* WHAT NEEDS TO BE DONE
Starting at the first line of the data, print each line verbatim up to and including the line bearing "left += vals", omitting pictures.

* DATA LINES
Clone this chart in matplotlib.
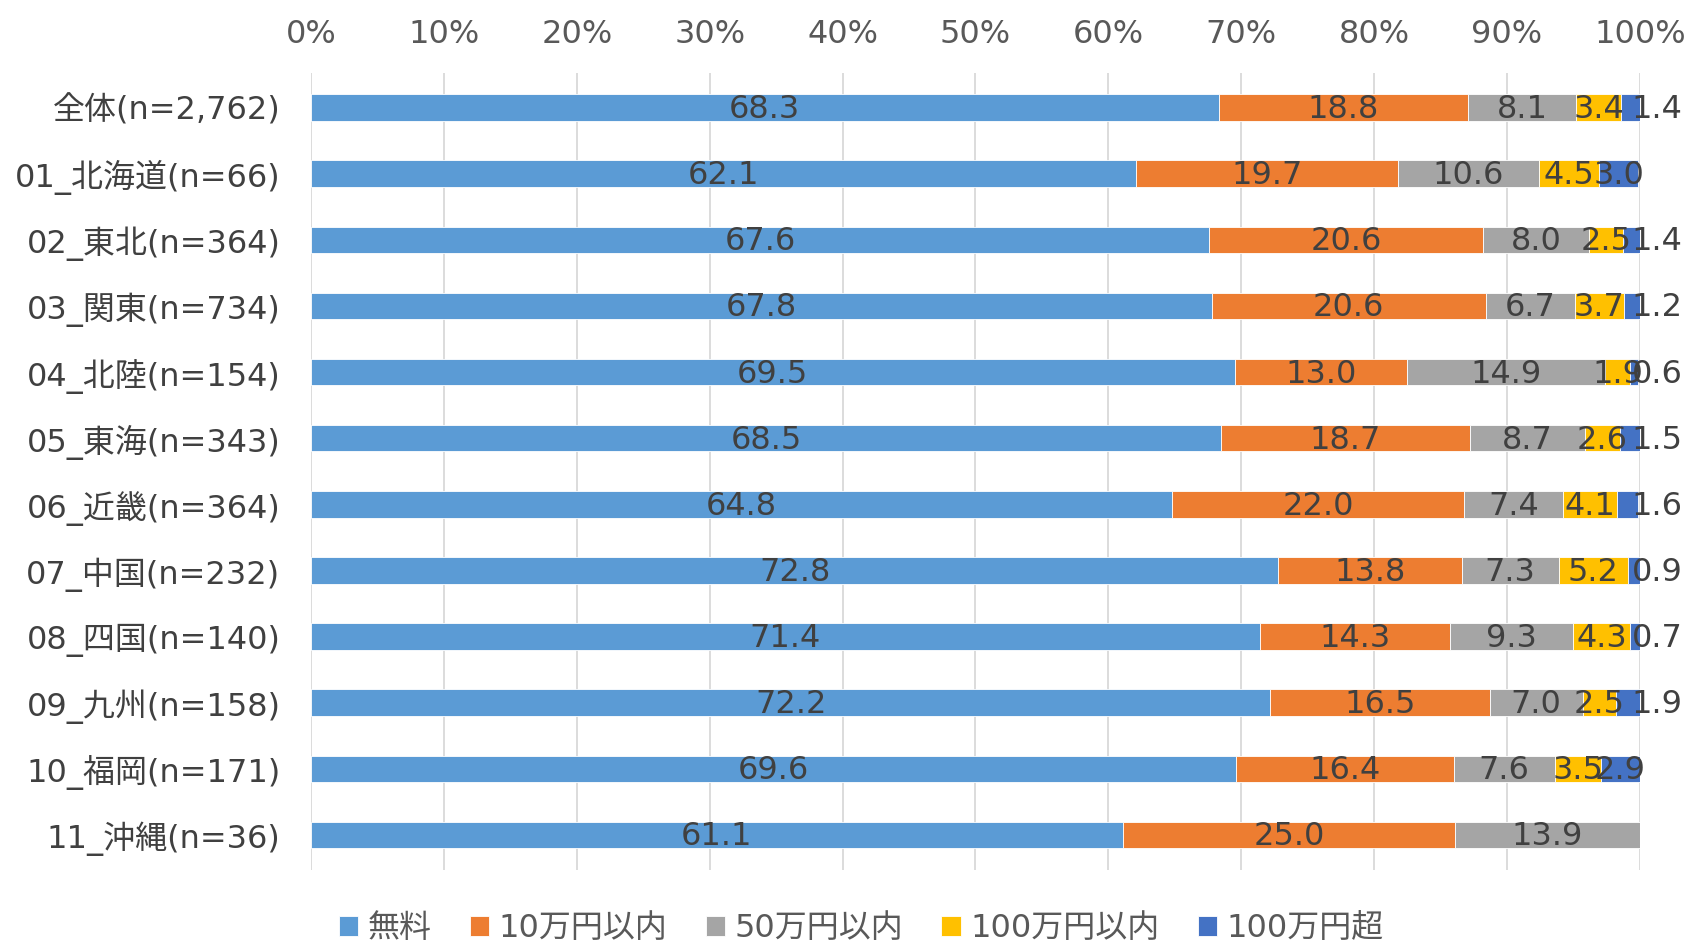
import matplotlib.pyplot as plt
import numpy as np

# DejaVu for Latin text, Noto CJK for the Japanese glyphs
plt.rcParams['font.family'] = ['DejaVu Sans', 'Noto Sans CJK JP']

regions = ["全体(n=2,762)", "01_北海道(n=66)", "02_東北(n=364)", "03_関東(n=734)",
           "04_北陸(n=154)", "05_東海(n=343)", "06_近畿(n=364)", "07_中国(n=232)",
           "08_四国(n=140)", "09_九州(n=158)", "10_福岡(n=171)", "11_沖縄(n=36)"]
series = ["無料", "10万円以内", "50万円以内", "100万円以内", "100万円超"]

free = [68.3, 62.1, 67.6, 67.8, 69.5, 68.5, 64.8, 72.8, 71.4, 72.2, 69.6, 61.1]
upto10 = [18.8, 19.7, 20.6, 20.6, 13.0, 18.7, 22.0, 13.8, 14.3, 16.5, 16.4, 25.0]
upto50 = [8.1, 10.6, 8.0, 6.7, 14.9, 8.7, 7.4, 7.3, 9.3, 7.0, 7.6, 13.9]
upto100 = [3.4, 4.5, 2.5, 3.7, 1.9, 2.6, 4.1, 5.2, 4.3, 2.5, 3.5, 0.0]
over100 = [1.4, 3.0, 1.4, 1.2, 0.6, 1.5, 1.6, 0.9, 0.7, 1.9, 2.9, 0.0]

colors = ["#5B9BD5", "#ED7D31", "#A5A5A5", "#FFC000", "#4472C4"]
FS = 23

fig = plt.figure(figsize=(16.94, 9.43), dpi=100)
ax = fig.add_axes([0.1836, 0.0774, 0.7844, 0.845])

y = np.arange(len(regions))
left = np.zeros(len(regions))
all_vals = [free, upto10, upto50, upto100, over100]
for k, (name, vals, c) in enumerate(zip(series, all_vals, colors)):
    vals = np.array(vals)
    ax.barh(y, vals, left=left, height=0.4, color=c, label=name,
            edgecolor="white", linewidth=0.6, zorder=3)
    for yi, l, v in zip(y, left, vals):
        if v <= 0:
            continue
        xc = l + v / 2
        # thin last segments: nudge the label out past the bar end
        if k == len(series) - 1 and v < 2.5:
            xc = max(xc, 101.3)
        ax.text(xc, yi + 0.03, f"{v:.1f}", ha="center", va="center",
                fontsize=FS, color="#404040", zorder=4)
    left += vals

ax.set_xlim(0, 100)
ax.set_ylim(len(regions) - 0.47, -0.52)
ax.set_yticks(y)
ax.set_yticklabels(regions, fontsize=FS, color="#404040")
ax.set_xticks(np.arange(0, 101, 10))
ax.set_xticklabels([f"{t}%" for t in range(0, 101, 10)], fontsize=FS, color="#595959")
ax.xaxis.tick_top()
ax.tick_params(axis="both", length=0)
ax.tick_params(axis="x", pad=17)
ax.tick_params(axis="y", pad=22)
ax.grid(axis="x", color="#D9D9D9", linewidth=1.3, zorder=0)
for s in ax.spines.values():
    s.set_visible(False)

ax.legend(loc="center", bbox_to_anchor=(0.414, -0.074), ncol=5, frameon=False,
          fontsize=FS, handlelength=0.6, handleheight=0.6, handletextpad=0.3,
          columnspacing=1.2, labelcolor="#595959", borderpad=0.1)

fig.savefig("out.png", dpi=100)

* THE RESULT
Clone this chart in matplotlib.
import matplotlib.pyplot as plt
import numpy as np

# DejaVu for Latin text, Noto CJK for the Japanese glyphs
plt.rcParams['font.family'] = ['DejaVu Sans', 'Noto Sans CJK JP']

regions = ["全体(n=2,762)", "01_北海道(n=66)", "02_東北(n=364)", "03_関東(n=734)",
           "04_北陸(n=154)", "05_東海(n=343)", "06_近畿(n=364)", "07_中国(n=232)",
           "08_四国(n=140)", "09_九州(n=158)", "10_福岡(n=171)", "11_沖縄(n=36)"]
series = ["無料", "10万円以内", "50万円以内", "100万円以内", "100万円超"]

free = [68.3, 62.1, 67.6, 67.8, 69.5, 68.5, 64.8, 72.8, 71.4, 72.2, 69.6, 61.1]
upto10 = [18.8, 19.7, 20.6, 20.6, 13.0, 18.7, 22.0, 13.8, 14.3, 16.5, 16.4, 25.0]
upto50 = [8.1, 10.6, 8.0, 6.7, 14.9, 8.7, 7.4, 7.3, 9.3, 7.0, 7.6, 13.9]
upto100 = [3.4, 4.5, 2.5, 3.7, 1.9, 2.6, 4.1, 5.2, 4.3, 2.5, 3.5, 0.0]
over100 = [1.4, 3.0, 1.4, 1.2, 0.6, 1.5, 1.6, 0.9, 0.7, 1.9, 2.9, 0.0]

colors = ["#5B9BD5", "#ED7D31", "#A5A5A5", "#FFC000", "#4472C4"]
FS = 23

fig = plt.figure(figsize=(16.94, 9.43), dpi=100)
ax = fig.add_axes([0.1836, 0.0774, 0.7844, 0.845])

y = np.arange(len(regions))
left = np.zeros(len(regions))
all_vals = [free, upto10, upto50, upto100, over100]
for k, (name, vals, c) in enumerate(zip(series, all_vals, colors)):
    vals = np.array(vals)
    ax.barh(y, vals, left=left, height=0.4, color=c, label=name,
            edgecolor="white", linewidth=0.6, zorder=3)
    for yi, l, v in zip(y, left, vals):
        if v <= 0:
            continue
        xc = l + v / 2
        # thin last segments: nudge the label out past the bar end
        if k == len(series) - 1 and v < 2.5:
            xc = max(xc, 101.3)
        ax.text(xc, yi + 0.03, f"{v:.1f}", ha="center", va="center",
                fontsize=FS, color="#404040", zorder=4)
    left += vals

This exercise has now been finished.